Problem statement
The lines from the top of the material below through the line containing "const setpointTemp = [72.33, 72.33, 80, 80];" are to be printed exactly, with pictures omitted.

○ ○ ○ ○ ○ ○ ○

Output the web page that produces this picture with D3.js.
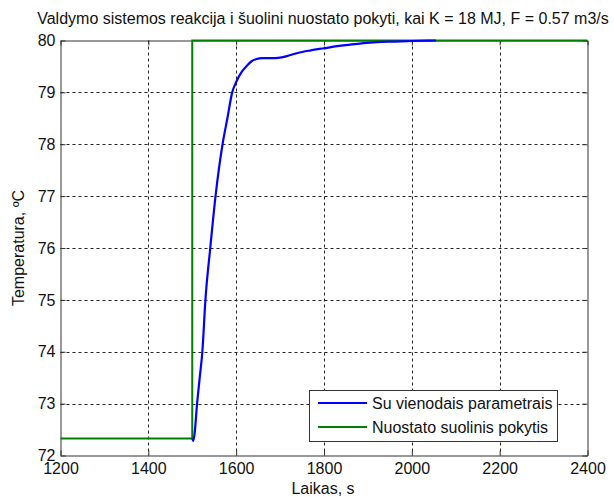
<!DOCTYPE html>
<html>
<head>
<meta charset="utf-8">
<script src="https://cdn.jsdelivr.net/npm/d3@7"></script>
<style>
  html, body { margin: 0; padding: 0; background: #fff; }
  svg { display: block; }
  text { font-family: "Liberation Sans", Arial, sans-serif; fill: #111; }
</style>
</head>
<body>
<svg id="chart" width="614" height="497"></svg>
<script>
// Step response of the control system (time in s, temperature in °C)
const responseTime = [1500, 1502, 1505, 1511, 1517, 1523, 1530, 1541, 1553, 1569, 1580, 1591, 1600, 1613, 1625, 1635, 1645, 1660, 1680, 1700, 1720, 1740, 1770, 1800, 1830, 1860, 1890, 1920, 1960, 2000, 2055];
const responseTemp = [72.33, 72.28, 72.40, 73.00, 73.50, 74.00, 75.00, 76.00, 77.00, 78.00, 78.50, 79.00, 79.20, 79.40, 79.52, 79.60, 79.64, 79.66, 79.66, 79.67, 79.71, 79.76, 79.81, 79.85, 79.89, 79.92, 79.95, 79.97, 79.98, 79.99, 80.00];

// Setpoint step
const setpointTime = [1200, 1500, 1500, 2400];
const setpointTemp = [72.33, 72.33, 80, 80];

const xTicks = [1200, 1400, 1600, 1800, 2000, 2200, 2400];
const yTicks = [72, 73, 74, 75, 76, 77, 78, 79, 80];

const seriesNames = ["Su vienodais parametrais", "Nuostato suolinis pokytis"];
const seriesColors = ["#0000ff", "#008000"];

const titleText = "Valdymo sistemos reakcija i šuolini nuostato pokyti, kai K = 18 MJ, F = 0.57 m3/s";
const xLabel = "Laikas, s";
const yLabel = "Temperatura, ºC";

const svg = d3.select("#chart");
const plotLeft = 60.5, plotRight = 587.5, plotTop = 40.5, plotBottom = 455.5;
const fontSize = 16;

const x = d3.scaleLinear().domain([1200, 2400]).range([plotLeft, plotRight]);
const y = d3.scaleLinear().domain([72, 80]).range([plotBottom, plotTop]);

// dotted grid
const grid = svg.append("g").attr("stroke", "#222").attr("stroke-width", 1).attr("stroke-dasharray", "3,3");
grid.selectAll("line.gx").data(xTicks.slice(1, -1)).join("line")
  .attr("x1", d => Math.round(x(d)) + 0.5).attr("x2", d => Math.round(x(d)) + 0.5)
  .attr("y1", plotTop).attr("y2", plotBottom);
grid.selectAll("line.gy").data(yTicks.slice(1, -1)).join("line")
  .attr("y1", d => Math.round(y(d)) + 0.5).attr("y2", d => Math.round(y(d)) + 0.5)
  .attr("x1", plotLeft).attr("x2", plotRight);

// axes (ticks pointing inward, box on all sides)
const axisStyle = g => {
  g.selectAll("path").attr("stroke", "#333");
  g.selectAll("line").attr("stroke", "#333");
  g.selectAll("text").attr("font-size", fontSize).attr("fill", "#111")
    .attr("font-family", "'Liberation Sans', Arial, sans-serif");
};
svg.append("g").attr("transform", `translate(0,${plotBottom})`)
  .call(d3.axisBottom(x).tickValues(xTicks).tickFormat(d3.format("d")).tickSizeInner(-5).tickSizeOuter(0).tickPadding(7))
  .call(axisStyle);
svg.append("g").attr("transform", `translate(${plotLeft},0)`)
  .call(d3.axisLeft(y).tickValues(yTicks).tickFormat(d3.format("d")).tickSizeInner(-5).tickSizeOuter(0).tickPadding(5))
  .call(axisStyle);
svg.append("g").attr("transform", `translate(0,${plotTop})`)
  .call(d3.axisTop(x).tickValues(xTicks).tickFormat("").tickSizeInner(-5).tickSizeOuter(0))
  .call(axisStyle);
svg.append("g").attr("transform", `translate(${plotRight},0)`)
  .call(d3.axisRight(y).tickValues(yTicks).tickFormat("").tickSizeInner(-5).tickSizeOuter(0))
  .call(axisStyle);

// lines
const line = d3.line().x(d => x(d[0])).y(d => y(d[1]));
const setpoint = setpointTime.map((t, i) => [t, setpointTemp[i]]);
const response = responseTime.map((t, i) => [t, responseTemp[i]]);
svg.append("path").datum(setpoint).attr("d", line)
  .attr("fill", "none").attr("stroke", seriesColors[1]).attr("stroke-width", 2);
svg.append("path").datum(response).attr("d", d3.line().curve(d3.curveMonotoneX).x(d => x(d[0])).y(d => y(d[1])))
  .attr("fill", "none").attr("stroke", seriesColors[0]).attr("stroke-width", 2.2);

// title and labels
svg.append("text").attr("x", 323).attr("y", 24).attr("text-anchor", "middle")
  .attr("font-size", fontSize).text(titleText);
svg.append("text").attr("x", 323).attr("y", 494).attr("text-anchor", "middle")
  .attr("font-size", fontSize).text(xLabel);
svg.append("text").attr("transform", `translate(24,${(plotTop + plotBottom) / 2}) rotate(-90)`)
  .attr("text-anchor", "middle").attr("font-size", fontSize).text(yLabel);

// legend
const lg = svg.append("g");
lg.append("rect").attr("x", 309.5).attr("y", 390.5).attr("width", 248).attr("height", 51)
  .attr("fill", "#fff").attr("stroke", "#333").attr("stroke-width", 1);
seriesNames.forEach((name, i) => {
  const yy = 403 + i * 24;
  lg.append("line").attr("x1", 318).attr("x2", 367).attr("y1", yy).attr("y2", yy)
    .attr("stroke", seriesColors[i]).attr("stroke-width", 2);
  lg.append("text").attr("x", 372).attr("y", yy + 6).attr("font-size", fontSize).text(name);
});
</script>
</body>
</html>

○ ○ ○ ○ ○ ○ ○

Task solution
Output the web page that produces this picture with D3.js.
<!DOCTYPE html>
<html>
<head>
<meta charset="utf-8">
<script src="https://cdn.jsdelivr.net/npm/d3@7"></script>
<style>
  html, body { margin: 0; padding: 0; background: #fff; }
  svg { display: block; }
  text { font-family: "Liberation Sans", Arial, sans-serif; fill: #111; }
</style>
</head>
<body>
<svg id="chart" width="614" height="497"></svg>
<script>
// Step response of the control system (time in s, temperature in °C)
const responseTime = [1500, 1502, 1505, 1511, 1517, 1523, 1530, 1541, 1553, 1569, 1580, 1591, 1600, 1613, 1625, 1635, 1645, 1660, 1680, 1700, 1720, 1740, 1770, 1800, 1830, 1860, 1890, 1920, 1960, 2000, 2055];
const responseTemp = [72.33, 72.28, 72.40, 73.00, 73.50, 74.00, 75.00, 76.00, 77.00, 78.00, 78.50, 79.00, 79.20, 79.40, 79.52, 79.60, 79.64, 79.66, 79.66, 79.67, 79.71, 79.76, 79.81, 79.85, 79.89, 79.92, 79.95, 79.97, 79.98, 79.99, 80.00];

// Setpoint step
const setpointTime = [1200, 1500, 1500, 2400];
const setpointTemp = [72.33, 72.33, 80, 80];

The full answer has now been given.